Is the answer in the errors? Hans-Jörg Schulz aims to find out!
Errors are almost never considered a subject of analysis itself. One reason why errors rarely are analyzed is the difficulty of pinpointing what exactly an error is. With the “Visual Analytics of Data Errors (VADE)” project, Hans-Jörg Schulz’s aims to find out. The project is supported with DKK 1.6 million by Aarhus University Research Foundation ’s AUFF Nova grant.
A core problem in data-driven science and fact-based decision making is poor data quality. The standard solution is to fight it with automated error detection to rid the data of its errors. Yet, the VADE project proposes a different approach; Instead of fighting erroneous data, it should be systematically mined and analyzed. The project aims to embrace the erroneous data as a source for important information on the underlying problems of the data management pipeline that should be analyzed and reported as first-class data properties.

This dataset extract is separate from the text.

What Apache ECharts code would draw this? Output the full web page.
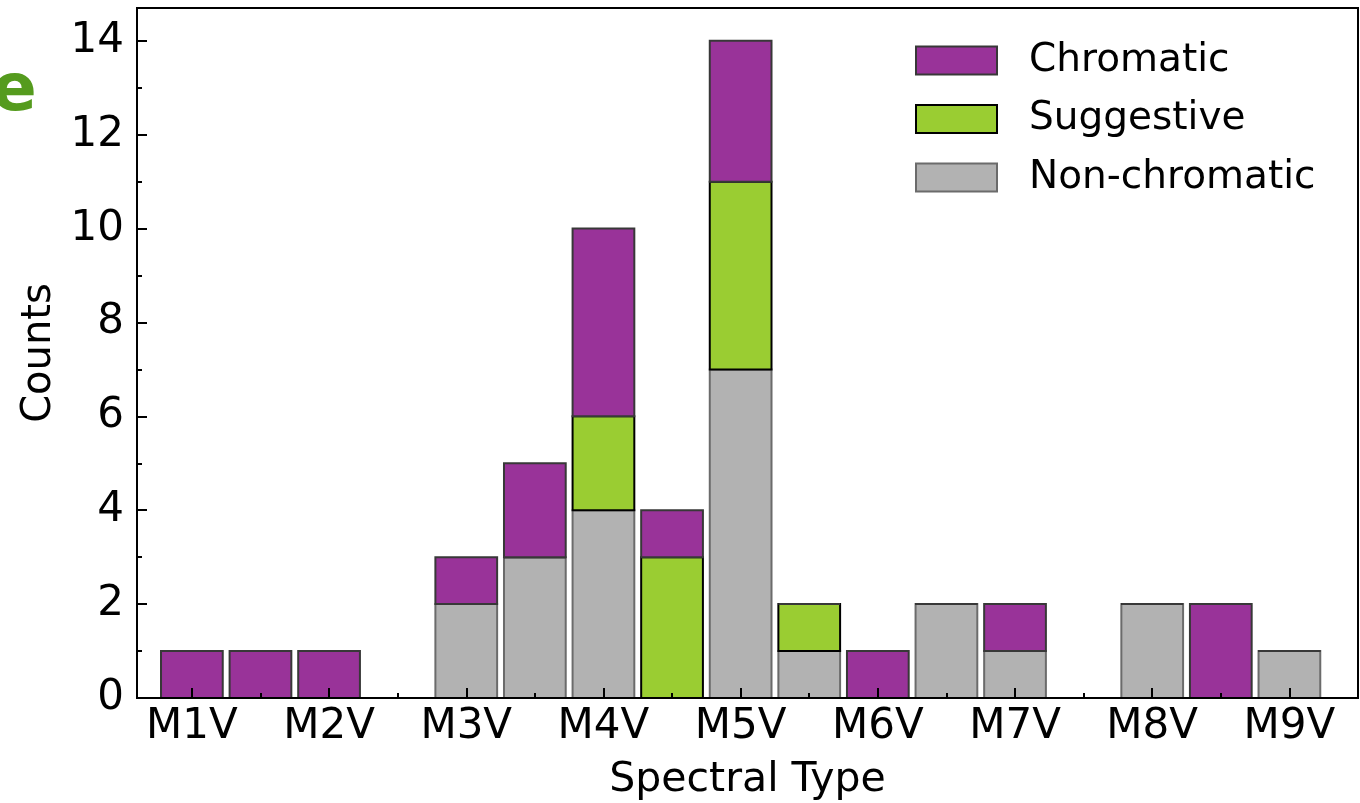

The fundamental challenge is to cope with the unspecific nature of errors that does not follow a given schema or definition and that in most cases cannot be found through a database query or standard statistics. This requires new ways of dealing with errors that go beyond what pure statistics and machine learning can provide.
To address this challenge, VADE follows the principle of mixed-initiative analysis that combines the computational power of modern IT with the knowledge of domain. This allows the human user to gauge the erroneousness of data and to parametrize their inclusion in the analysis of errors. This mixed-initiative approach is heavily facilitated by data visualization, which provides the interactive interface between the computer and the analyst: computational results are added to the visualization by the computer, while the analyst uses the visualization to trigger, steer, and configure computations.
While all methods, algorithms, and software developed will be generally applicable, the project will be bootstrapped with concrete use-cases in collaboration with Ass. Prof. Søren Drud-Heydary Nielsen from Department of Food Science. These use-cases will focus on low-quality mass spectrometry data containing many missing values and being afflicted by a low signal-to-noise ratio. The work in this domain will serve as a proof-of-concept for the fundamental idea of VADE and have immediate concrete benefits to the food sciences.
VADE advocates for appreciating and handling erroneous data as helpful indicators of problems in the data management practices underlying the data. By showing this is not only possible, but also beneficial, VADE will pave the way for establishing errors as a first-class data property with their own computation and visualization methods.